Emily Makes A Difference

Tuesday, June 2, 2015
Leaving the Minnesota Building, Emily overheard a well-dressed middle-aged woman say to the woman beside her, “This fair seems a horrid waste of money. There are so many people out of work in the country. The money spent on the fair buildings would be better spent helping them.”
The woman beside her agreed.
Guilt settled down on Emily’s shoulders like a heavy cape. Maybe I shouldn’t be enjoying this trip to the fair when boys like Frank and Erik have to work, she thought.

Genre: Historical Fiction
Target Audience: Girls 9-15
Subjects: Poverty, Family Relationships, Perseverance, Chicago Fire, World Fair
Summary: “Why can’t you be more ladylike, the way your sister is?”. Emily is so sick of hearing those words! It seems like she just isn’t good enough because she’s not her sister. Emily doesn’t want to act like a young lady. She wants to run and play and explore the way her cousin, Ted, does. When one of her latest escapades lands her in danger and a newsboy, a street kid, rescues her she experiences her first encounter with the hurting occurring in the world due to poverty. A trip to the World Fair opens her eyes even further and she determines to make a difference, but how? She’s just a twelve, almost thirteen year old girl. What can she do?

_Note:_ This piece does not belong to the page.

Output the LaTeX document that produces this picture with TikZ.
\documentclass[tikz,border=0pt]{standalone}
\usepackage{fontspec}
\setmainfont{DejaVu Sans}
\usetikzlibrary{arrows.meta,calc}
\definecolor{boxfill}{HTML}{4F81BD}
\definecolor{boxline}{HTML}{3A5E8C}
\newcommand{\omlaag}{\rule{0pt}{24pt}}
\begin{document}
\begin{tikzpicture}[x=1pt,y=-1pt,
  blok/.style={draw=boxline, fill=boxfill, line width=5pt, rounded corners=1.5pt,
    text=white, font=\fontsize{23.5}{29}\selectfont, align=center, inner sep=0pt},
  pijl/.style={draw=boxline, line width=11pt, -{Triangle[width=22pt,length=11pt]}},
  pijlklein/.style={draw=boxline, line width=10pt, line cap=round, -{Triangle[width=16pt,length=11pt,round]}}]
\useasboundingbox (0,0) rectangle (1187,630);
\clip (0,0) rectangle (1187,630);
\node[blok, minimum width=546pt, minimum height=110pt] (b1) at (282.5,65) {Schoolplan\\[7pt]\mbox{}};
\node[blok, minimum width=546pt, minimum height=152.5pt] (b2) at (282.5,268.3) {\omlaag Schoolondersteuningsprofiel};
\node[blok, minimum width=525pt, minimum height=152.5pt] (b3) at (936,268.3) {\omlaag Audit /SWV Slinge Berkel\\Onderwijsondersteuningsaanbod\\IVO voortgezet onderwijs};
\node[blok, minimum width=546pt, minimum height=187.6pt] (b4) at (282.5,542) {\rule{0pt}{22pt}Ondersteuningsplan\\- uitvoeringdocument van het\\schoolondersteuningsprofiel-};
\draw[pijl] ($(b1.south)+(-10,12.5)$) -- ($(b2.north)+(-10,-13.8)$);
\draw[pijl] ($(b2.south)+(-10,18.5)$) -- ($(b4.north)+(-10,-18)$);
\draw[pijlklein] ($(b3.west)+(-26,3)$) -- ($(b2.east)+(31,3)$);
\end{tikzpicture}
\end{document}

Notes: Emily Makes A Difference is the sixteenth in the Sisters-In-Time series. This series features young girls living at various key points in American history, particularly around the wars. It always places the girls right at the edge of the teen years, coming of age.  The concept of the series it to not only show a glimpse of history, but to help young girls feel that the people back then weren’t that different than the people today.

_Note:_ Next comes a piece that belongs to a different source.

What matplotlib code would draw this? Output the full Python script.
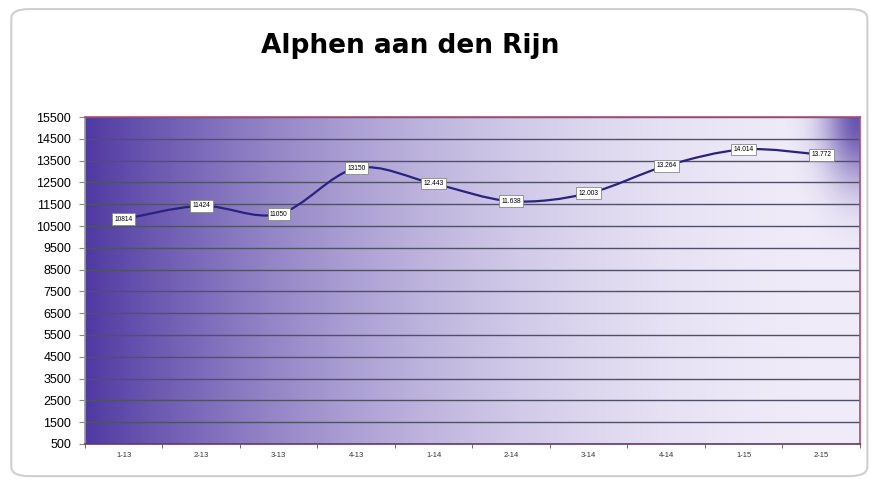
import numpy as np
import matplotlib.pyplot as plt
from matplotlib.path import Path
from matplotlib.patches import PathPatch, FancyBboxPatch

# data
periods = ["1-13", "2-13", "3-13", "4-13", "1-14", "2-14", "3-14", "4-14", "1-15", "2-15"]
values = [10814, 11424, 11050, 13150, 12443, 11638, 12003, 13264, 14014, 13772]
point_labels = ["10814", "11424", "11050", "13150", "12.443", "11.638",
                "12.003", "13.264", "14.014", "13.772"]
yticks = list(range(500, 15501, 1000))

fig = plt.figure(figsize=(8.7, 4.79), dpi=100)
fig.patch.set_facecolor("white")

# rounded chart border
border = FancyBboxPatch((0.013, 0.006), 0.984, 0.975, boxstyle="round,pad=0,rounding_size=0.02",
                        transform=fig.transFigure, facecolor="none", edgecolor="#cfcfcf",
                        linewidth=1.5, zorder=-1)
fig.patches.append(border)

ax = fig.add_axes([0.0977, 0.0731, 0.8908, 0.6826])

# background gradient of the plot area
u = np.linspace(0, 1, 400)
v = np.linspace(0, 1, 200)
U, V = np.meshgrid(u, v)
d = np.clip(1 - U, 0, 1) ** 2.0
corner = 0.85 * np.exp(-((1 - U) / 0.045) ** 2 - ((1 - V) / 0.2) ** 2)
d = np.maximum(d, corner)
dark = np.array([0x50, 0x3a, 0xa2]) / 255
light = np.array([0xf0, 0xec, 0xf9]) / 255
img = light[None, None, :] * (1 - d[..., None]) + dark[None, None, :] * d[..., None]
ax.imshow(img, extent=(0, 1, 0, 1), origin="lower", aspect="auto",
          transform=ax.transAxes, zorder=0, interpolation="bilinear")

x = np.arange(len(periods))
y = np.array(values, dtype=float)

# smoothed line (cubic bezier segments through the points)
verts = [(x[0], y[0])]
codes = [Path.MOVETO]
n = len(x)
for i in range(n - 1):
    p0 = np.array([x[max(i - 1, 0)], y[max(i - 1, 0)]])
    p1 = np.array([x[i], y[i]])
    p2 = np.array([x[i + 1], y[i + 1]])
    p3 = np.array([x[min(i + 2, n - 1)], y[min(i + 2, n - 1)]])
    c1 = p1 + (p2 - p0) / 6
    c2 = p2 - (p3 - p1) / 6
    verts += [tuple(c1), tuple(c2), tuple(p2)]
    codes += [Path.CURVE4] * 3
ax.add_patch(PathPatch(Path(verts, codes), facecolor="none", edgecolor="#2a2280",
                       linewidth=1.6, zorder=3))

for xi, yi, lab in zip(x, y, point_labels):
    ax.text(xi, yi, lab, ha="center", va="center", fontsize=4.8,
            family="Liberation Sans", zorder=4,
            bbox=dict(boxstyle="square,pad=0.35", facecolor="white",
                      edgecolor="#888888", linewidth=0.6))

ax.set_xlim(-0.5, len(periods) - 0.5)
ax.set_ylim(500, 15500)
ax.set_yticks(yticks)
ax.set_yticklabels([str(t) for t in yticks], fontsize=9, family="Liberation Sans")
ax.set_xticks(x)
ax.set_xticklabels(periods, fontsize=5.5, family="Liberation Sans", color="#333333")
ax.set_xticks(np.arange(-0.5, len(periods), 1), minor=True)
ax.tick_params(axis="x", which="major", length=0, pad=6)
ax.tick_params(axis="x", which="minor", length=3, color="#555555")
ax.tick_params(axis="y", length=4, color="#888888", pad=6)

ax.grid(axis="y", color="#505068", linewidth=1.0, zorder=1)
ax.set_axisbelow(False)
for line in ax.get_ygridlines():
    line.set_zorder(1)

ax.spines["left"].set_color("#999999")
ax.spines["top"].set_color("#b04a70")
ax.spines["right"].set_color("#b04a70")
ax.spines["bottom"].set_color("#6a3a5a")
for s in ax.spines.values():
    s.set_linewidth(1.2)
    s.set_zorder(5)

fig.text(0.471, 0.905, "Alphen aan den Rijn", ha="center", va="center",
         fontsize=19, fontweight="bold", family="DejaVu Sans")

fig.savefig("out.png", dpi=100)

Emily Makes A Difference is set in 1893 during the time of the world fair, Chicago fire, and some of the worst poverty. Emily has a relative who owns a bank and sees firsthand the scare that comes from runs on the banks. As a family who is more well off than many, she experiences the difficulty between fearing for her own family and wanting to help those suffering even worst. When she decides to do what she can to help, she learns of the sacrifice that comes – going without a new dress or a vacation.  The spiritual element is Emily learning from the women’s suffrage movement the idea of doing whatever you put your mind to. She learns that the Bible promises all things can be done through Christ who gives strength and prays for knowledge of how to help the suffering in her community, even when her friend doubts it will work.
Spiritual Content Recommendation Scale: 5/5
Reviewer: J:-)mi

1 John 3:17-18 – If anyone has material possessions and sees his brother in need, but has no pity on him, how can the love of God be in him? Dear children, let us not love with words or tongue, but with actions and in truth.